▶ _EXERCISE PROMPT_: Print, word for word, the opening line of the data below and every line after it through the line that contains "Chart.register(...registerables);", but not the pictures.

▶ _AVAILABLE DATA_:
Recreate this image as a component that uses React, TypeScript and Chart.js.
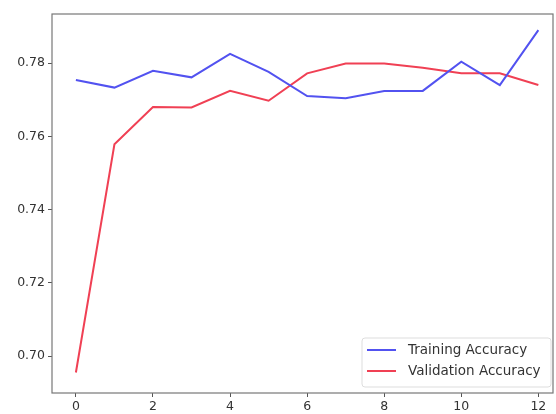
import React, { useEffect, useRef } from "react";
import { Chart, registerables } from "chart.js";

Chart.register(...registerables);

const epochs = [0, 1, 2, 3, 4, 5, 6, 7, 8, 9, 10, 11, 12];
const trainingAccuracy = [0.7754, 0.7733, 0.7779, 0.7761, 0.7825, 0.7776, 0.771, 0.7704, 0.7724, 0.7724, 0.7804, 0.774, 0.789];
const validationAccuracy = [0.6955, 0.7578, 0.768, 0.7679, 0.7724, 0.7697, 0.7772, 0.7799, 0.7799, 0.7787, 0.7772, 0.7772, 0.774];
const xTicks = [0, 2, 4, 6, 8, 10, 12];
const yTicks = [0.7, 0.72, 0.74, 0.76, 0.78];
const seriesLabels = ["Training Accuracy", "Validation Accuracy"];

const BLUE = "rgb(82,82,240)";
const RED = "rgb(240,64,84)";
const FONT = "DejaVu Sans";

const framePlugin = {
  id: "frameAndLegend",
  afterDatasetsDraw(chart: any) {
    const { ctx, chartArea } = chart;
    const { left, top, right, bottom } = chartArea;
    ctx.save();
    ctx.strokeStyle = "#777";
    ctx.lineWidth = 1.2;
    ctx.strokeRect(left, top, right - left, bottom - top);

    // legend (matplotlib style, lower right)
    const bw = 189;
    const bh = 49;
    const bx = right - 2 - bw;
    const by = bottom - 6 - bh;
    ctx.fillStyle = "rgba(255,255,255,0.85)";
    ctx.strokeStyle = "#ddd";
    ctx.lineWidth = 1;
    ctx.beginPath();
    (ctx as any).roundRect ? ctx.roundRect(bx, by, bw, bh, 3) : ctx.rect(bx, by, bw, bh);
    ctx.fill();
    ctx.stroke();
    const colors = [BLUE, RED];
    ctx.font = `13.5px "${FONT}"`;
    ctx.textBaseline = "middle";
    ctx.textAlign = "left";
    seriesLabels.forEach((lab, i) => {
      const y = by + 12 + i * 21;
      ctx.strokeStyle = colors[i];
      ctx.lineWidth = 2;
      ctx.beginPath();
      ctx.moveTo(bx + 5, y);
      ctx.lineTo(bx + 34, y);
      ctx.stroke();
      ctx.fillStyle = "#333";
      ctx.fillText(lab, bx + 46, y);
    });
    ctx.restore();
  },
};

export default function App() {
  const ref = useRef<HTMLCanvasElement | null>(null);
  useEffect(() => {
    if (!ref.current) return;
    const chart = new Chart(ref.current, {
      type: "line",
      data: {
        datasets: [
          {
            label: seriesLabels[0],
            data: epochs.map((e, i) => ({ x: e, y: trainingAccuracy[i] })),
            borderColor: BLUE,
            borderWidth: 2,
            pointRadius: 0,
            tension: 0,
          },
          {
            label: seriesLabels[1],
            data: epochs.map((e, i) => ({ x: e, y: validationAccuracy[i] })),
            borderColor: RED,
            borderWidth: 2,
            pointRadius: 0,
            tension: 0,
          },
        ],
      },
      options: {
        animation: false,
        responsive: false,
        maintainAspectRatio: false,
        layout: { padding: { top: 14, right: 3, left: 0, bottom: 0 } },
        plugins: { legend: { display: false }, tooltip: { enabled: false } },
        scales: {
          x: {
            type: "linear",
            min: -0.62,
            max: 12.38,
            afterBuildTicks: (s: any) => {
              s.ticks = xTicks.map((v) => ({ value: v }));
            },
            afterFit: (s: any) => {
              s.height = 21;
            },
            grid: { drawOnChartArea: false, tickLength: 4, color: "#555", tickWidth: 1 },
            border: { display: false },
            ticks: {
              color: "#333",
              font: { family: FONT, size: 12.5 },
              padding: 2,
              maxRotation: 0,
              autoSkip: false,
            },
          },
          y: {
            type: "linear",
            min: 0.6899,
            max: 0.7934,
            afterBuildTicks: (s: any) => {
              s.ticks = yTicks.map((v) => ({ value: v }));
            },
            afterFit: (s: any) => {
              s.width = 52;
            },
            grid: { drawOnChartArea: false, tickLength: 4, color: "#555", tickWidth: 1 },
            border: { display: false },
            ticks: {
              color: "#333",
              font: { family: FONT, size: 12.5 },
              padding: 3,
              autoSkip: false,
              callback: (v: any) => Number(v).toFixed(2),
            },
          },
        },
      },
      plugins: [framePlugin],
    });
    return () => chart.destroy();
  }, []);
  return (
    <div style={{ position: "fixed", left: 0, top: 0, width: 556, height: 414, background: "#fff" }}>
      <canvas ref={ref} width={556} height={414} style={{ display: "block", width: 556, height: 414 }} />
    </div>
  );
}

▶ _EXPECTED OUTPUT_:
Recreate this image as a component that uses React, TypeScript and Chart.js.
import React, { useEffect, useRef } from "react";
import { Chart, registerables } from "chart.js";

Chart.register(...registerables);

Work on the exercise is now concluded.